→ Problem details
Copy the lines from the start of the records below through the line containing "at (axis cs:2.224,-#1)", both included, and leave out the pictures.

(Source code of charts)
□ □ □ □
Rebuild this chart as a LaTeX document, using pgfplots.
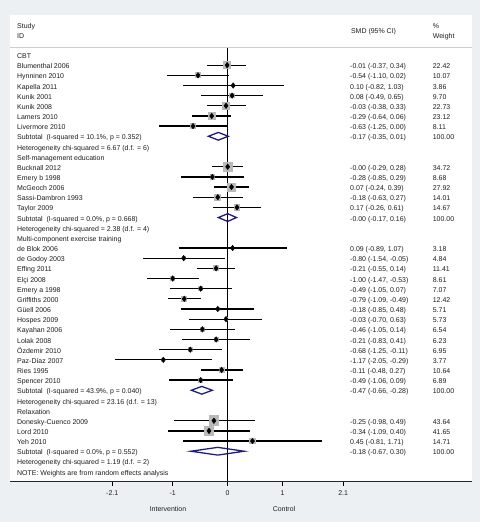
\documentclass[border=0pt]{standalone}
\usepackage{pgfplots}
\pgfplotsset{compat=1.18}
\usepackage{pgfplotstable}
\usepackage{fontspec}
\setmainfont{Liberation Sans}
\definecolor{bg}{RGB}{236,240,242}
\definecolor{navy}{RGB}{30,30,120}
\definecolor{boxgray}{RGB}{185,185,185}
\definecolor{sepgray}{RGB}{205,205,205}
\definecolor{txtc}{RGB}{30,30,30}

\pgfplotstableread{
row est lo hi w
1 -0.01 -0.37 0.34 22.42
2 -0.54 -1.10 0.02 10.07
3 0.10 -0.82 1.03 3.86
4 0.08 -0.49 0.65 9.70
5 -0.03 -0.38 0.33 22.73
6 -0.29 -0.64 0.06 23.12
7 -0.63 -1.25 0.00 8.11
11 -0.00 -0.29 0.28 34.72
12 -0.28 -0.85 0.29 8.68
13 0.07 -0.24 0.39 27.92
14 -0.18 -0.63 0.27 14.01
15 0.17 -0.26 0.61 14.67
19 0.09 -0.89 1.07 3.18
20 -0.80 -1.54 -0.05 4.84
21 -0.21 -0.55 0.14 11.41
22 -1.00 -1.47 -0.53 8.61
23 -0.49 -1.05 0.07 7.07
24 -0.79 -1.09 -0.49 12.42
25 -0.18 -0.85 0.48 5.71
26 -0.03 -0.70 0.63 5.73
27 -0.46 -1.05 0.14 6.54
28 -0.21 -0.83 0.41 6.23
29 -0.68 -1.25 -0.11 6.95
30 -1.17 -2.05 -0.29 3.77
31 -0.11 -0.48 0.27 10.64
32 -0.49 -1.06 0.09 6.89
36 -0.25 -0.98 0.49 43.64
37 -0.34 -1.09 0.40 41.65
38 0.45 -0.81 1.71 14.71
}\studies

\newcommand{\fs}{\fontsize{7}{8.4}\selectfont}
\newcommand{\lt}[2]{\node[txt] at (axis cs:-3.831,-#1) {#2};}
\newcommand{\rt}[3]{\node[txt] at (axis cs:2.224,-#1) {#2};\node[txt] at (axis cs:3.727,-#1) {#3};}

\begin{document}
\begin{tikzpicture}[txt/.style={anchor=west,inner sep=0pt,text height=0.72em,text depth=0pt,font=\fs,text=txtc}]
\fill[bg] (-10bp,-41bp) rectangle (470bp,481bp);
\begin{axis}[
  at={(0,0)}, anchor=south west,
  scale only axis, width=462bp, height=466bp,
  xmin=-3.958, xmax=4.442, ymin=-41.93, ymax=3.937,
  axis x line*=bottom, axis y line=none,
  xtick={-2.1,-1,0,1,2.1}, xticklabels={-2.1,-1,0,1,2.1},
  ytick=\empty,
  tick align=outside, major tick length=5bp,
  tick style={black, line width=0.8pt},
  axis line style={black!85, line width=0.8pt},
  xticklabel style={font=\fs, text=txtc, yshift=-1.5bp},
  axis background/.style={fill=white},
  clip=false,
]
% separator and zero line
\draw[sepgray, line width=0.8pt] (axis cs:-3.958,0.74) -- (axis cs:4.442,0.74);
\addplot[black, line width=0.9pt] coordinates {(0,0.69) (0,-41.93)};
% weight boxes
\addplot[boxgray, scatter, only marks, mark=square*,
  mark options={draw=boxgray, fill=boxgray, line width=0pt},
  scatter/use mapped color={draw=boxgray, fill=boxgray},
  visualization depends on={0.75*sqrt(\thisrow{w}) \as \msz},
  scatter/@pre marker code/.append style={/tikz/mark size=\msz}]
  table[x=est, y expr=-\thisrow{row}] {\studies};
% CIs and point estimates
\addplot[only marks, mark=diamond*, mark size=2.8pt, black,
  error bars/.cd, x dir=both, x explicit, error mark=none,
  error bar style={line width=1.3pt, black}]
  table[x=est, y expr=-\thisrow{row},
        x error plus expr=\thisrow{hi}-\thisrow{est},
        x error minus expr=\thisrow{est}-\thisrow{lo}] {\studies};
% subtotal diamonds
\addplot[navy, line width=1.3pt] coordinates {(-0.35,-8) (-0.17,-7.62) (0.01,-8) (-0.17,-8.38)} -- cycle;
\addplot[navy, line width=1.3pt] coordinates {(-0.17,-16) (-0.00,-15.62) (0.16,-16) (-0.00,-16.38)} -- cycle;
\addplot[navy, line width=1.3pt] coordinates {(-0.66,-33) (-0.47,-32.62) (-0.28,-33) (-0.47,-33.38)} -- cycle;
\addplot[navy, line width=1.3pt] coordinates {(-0.67,-39) (-0.18,-38.62) (0.30,-39) (-0.18,-39.38)} -- cycle;
% header
\node[txt] at (axis cs:-3.831,2.95) {Study};
\node[txt] at (axis cs:-3.831,1.97) {ID};
\node[txt] at (axis cs:2.24,2.5) {SMD (95\% CI)};
\node[txt] at (axis cs:3.727,3.0) {\%};
\node[txt] at (axis cs:3.727,2.0) {Weight};
% left column
\lt{0}{CBT}
\lt{1}{Blumenthal 2006}
\lt{2}{Hynninen 2010}
\lt{3}{Kapella 2011}
\lt{4}{Kunik 2001}
\lt{5}{Kunik 2008}
\lt{6}{Lamers 2010}
\lt{7}{Livermore 2010}
\lt{8}{Subtotal\ \ (I-squared = 10.1\%, p = 0.352)}
\lt{9}{Heterogeneity chi-squared = 6.67 (d.f. = 6)}
\lt{10}{Self-management education}
\lt{11}{Bucknall 2012}
\lt{12}{Emery b 1998}
\lt{13}{McGeoch 2006}
\lt{14}{Sassi-Dambron 1993}
\lt{15}{Taylor 2009}
\lt{16}{Subtotal\ \ (I-squared = 0.0\%, p = 0.668)}
\lt{17}{Heterogeneity chi-squared = 2.38 (d.f. = 4)}
\lt{18}{Multi-component exercise training}
\lt{19}{de Blok 2006}
\lt{20}{de Godoy 2003}
\lt{21}{Effing 2011}
\lt{22}{Elçi 2008}
\lt{23}{Emery a 1998}
\lt{24}{Griffiths 2000}
\lt{25}{Güell 2006}
\lt{26}{Hospes 2009}
\lt{27}{Kayahan 2006}
\lt{28}{Lolak 2008}
\lt{29}{Özdemir 2010}
\lt{30}{Paz-Díaz 2007}
\lt{31}{Ries 1995}
\lt{32}{Spencer 2010}
\lt{33}{Subtotal\ \ (I-squared = 43.9\%, p = 0.040)}
\lt{34}{Heterogeneity chi-squared = 23.16 (d.f. = 13)}
\lt{35}{Relaxation}
\lt{36}{Donesky-Cuenco 2009}
\lt{37}{Lord 2010}
\lt{38}{Yeh 2010}
\lt{39}{Subtotal\ \ (I-squared = 0.0\%, p = 0.552)}
\lt{40}{Heterogeneity chi-squared = 1.19 (d.f. = 2)}
\lt{41}{NOTE: Weights are from random effects analysis}
% right columns
\rt{1}{-0.01 (-0.37, 0.34)}{22.42}
\rt{2}{-0.54 (-1.10, 0.02)}{10.07}
\rt{3}{0.10 (-0.82, 1.03)}{3.86}
\rt{4}{0.08 (-0.49, 0.65)}{9.70}
\rt{5}{-0.03 (-0.38, 0.33)}{22.73}
\rt{6}{-0.29 (-0.64, 0.06)}{23.12}
\rt{7}{-0.63 (-1.25, 0.00)}{8.11}
\rt{8}{-0.17 (-0.35, 0.01)}{100.00}
\rt{11}{-0.00 (-0.29, 0.28)}{34.72}
\rt{12}{-0.28 (-0.85, 0.29)}{8.68}
\rt{13}{0.07 (-0.24, 0.39)}{27.92}
\rt{14}{-0.18 (-0.63, 0.27)}{14.01}
\rt{15}{0.17 (-0.26, 0.61)}{14.67}
\rt{16}{-0.00 (-0.17, 0.16)}{100.00}
\rt{19}{0.09 (-0.89, 1.07)}{3.18}
\rt{20}{-0.80 (-1.54, -0.05)}{4.84}
\rt{21}{-0.21 (-0.55, 0.14)}{11.41}
\rt{22}{-1.00 (-1.47, -0.53)}{8.61}
\rt{23}{-0.49 (-1.05, 0.07)}{7.07}
\rt{24}{-0.79 (-1.09, -0.49)}{12.42}
\rt{25}{-0.18 (-0.85, 0.48)}{5.71}
\rt{26}{-0.03 (-0.70, 0.63)}{5.73}
\rt{27}{-0.46 (-1.05, 0.14)}{6.54}
\rt{28}{-0.21 (-0.83, 0.41)}{6.23}
\rt{29}{-0.68 (-1.25, -0.11)}{6.95}
\rt{30}{-1.17 (-2.05, -0.29)}{3.77}
\rt{31}{-0.11 (-0.48, 0.27)}{10.64}
\rt{32}{-0.49 (-1.06, 0.09)}{6.89}
\rt{33}{-0.47 (-0.66, -0.28)}{100.00}
\rt{36}{-0.25 (-0.98, 0.49)}{43.64}
\rt{37}{-0.34 (-1.09, 0.40)}{41.65}
\rt{38}{0.45 (-0.81, 1.71)}{14.71}
\rt{39}{-0.18 (-0.67, 0.30)}{100.00}
% axis titles
\node[font=\fs, text=txtc, inner sep=0pt] at (axis cs:-1.085,-44.66) {Intervention};
\node[font=\fs, text=txtc, inner sep=0pt] at (axis cs:1.024,-44.66) {Control};
\end{axis}
\end{tikzpicture}
\end{document}
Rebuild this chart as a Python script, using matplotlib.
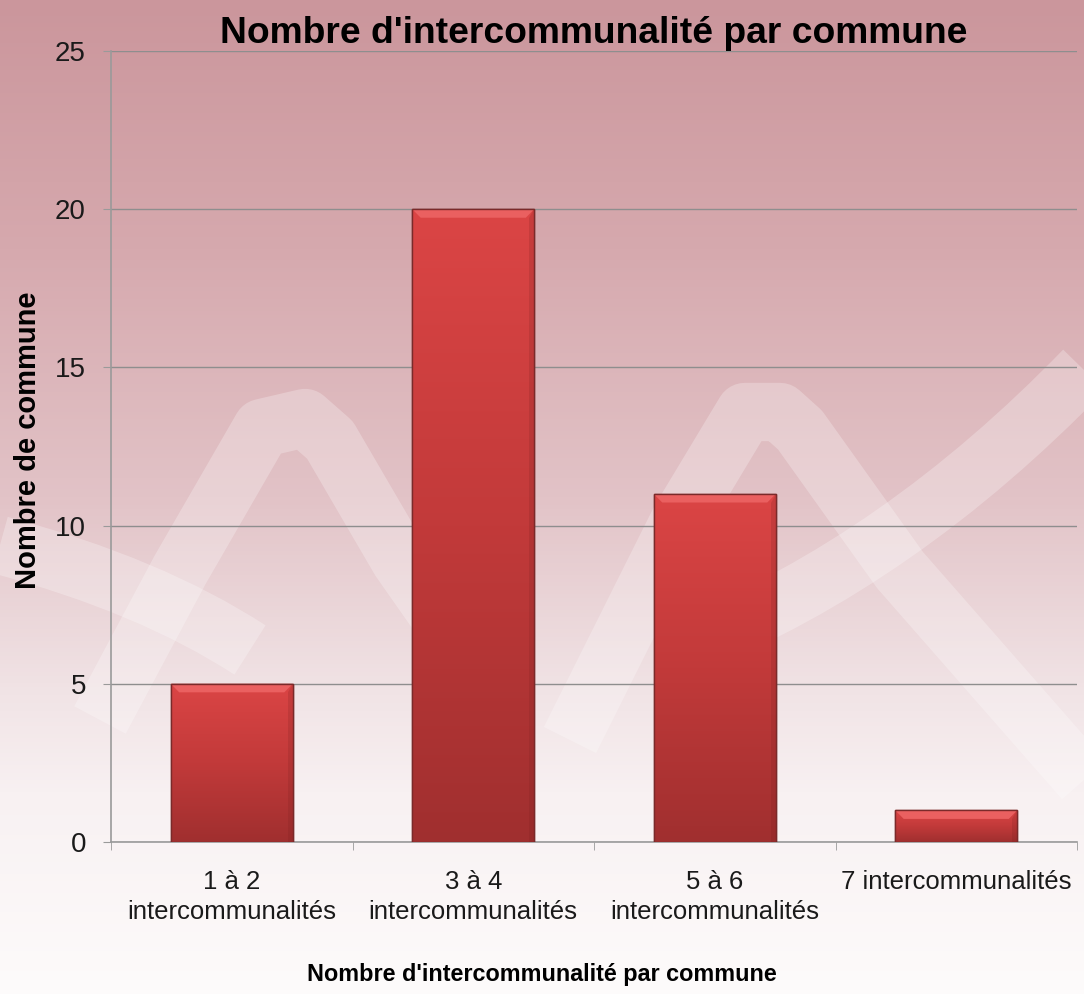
□ □ □ □
→ Exercise result
Rebuild this chart as a LaTeX document, using pgfplots.
\documentclass[border=0pt]{standalone}
\usepackage{pgfplots}
\pgfplotsset{compat=1.18}
\usepackage{pgfplotstable}
\usepackage{fontspec}
\setmainfont{Liberation Sans}
\definecolor{bg}{RGB}{236,240,242}
\definecolor{navy}{RGB}{30,30,120}
\definecolor{boxgray}{RGB}{185,185,185}
\definecolor{sepgray}{RGB}{205,205,205}
\definecolor{txtc}{RGB}{30,30,30}

\pgfplotstableread{
row est lo hi w
1 -0.01 -0.37 0.34 22.42
2 -0.54 -1.10 0.02 10.07
3 0.10 -0.82 1.03 3.86
4 0.08 -0.49 0.65 9.70
5 -0.03 -0.38 0.33 22.73
6 -0.29 -0.64 0.06 23.12
7 -0.63 -1.25 0.00 8.11
11 -0.00 -0.29 0.28 34.72
12 -0.28 -0.85 0.29 8.68
13 0.07 -0.24 0.39 27.92
14 -0.18 -0.63 0.27 14.01
15 0.17 -0.26 0.61 14.67
19 0.09 -0.89 1.07 3.18
20 -0.80 -1.54 -0.05 4.84
21 -0.21 -0.55 0.14 11.41
22 -1.00 -1.47 -0.53 8.61
23 -0.49 -1.05 0.07 7.07
24 -0.79 -1.09 -0.49 12.42
25 -0.18 -0.85 0.48 5.71
26 -0.03 -0.70 0.63 5.73
27 -0.46 -1.05 0.14 6.54
28 -0.21 -0.83 0.41 6.23
29 -0.68 -1.25 -0.11 6.95
30 -1.17 -2.05 -0.29 3.77
31 -0.11 -0.48 0.27 10.64
32 -0.49 -1.06 0.09 6.89
36 -0.25 -0.98 0.49 43.64
37 -0.34 -1.09 0.40 41.65
38 0.45 -0.81 1.71 14.71
}\studies

\newcommand{\fs}{\fontsize{7}{8.4}\selectfont}
\newcommand{\lt}[2]{\node[txt] at (axis cs:-3.831,-#1) {#2};}
\newcommand{\rt}[3]{\node[txt] at (axis cs:2.224,-#1) {#2};\node[txt] at (axis cs:3.727,-#1) {#3};}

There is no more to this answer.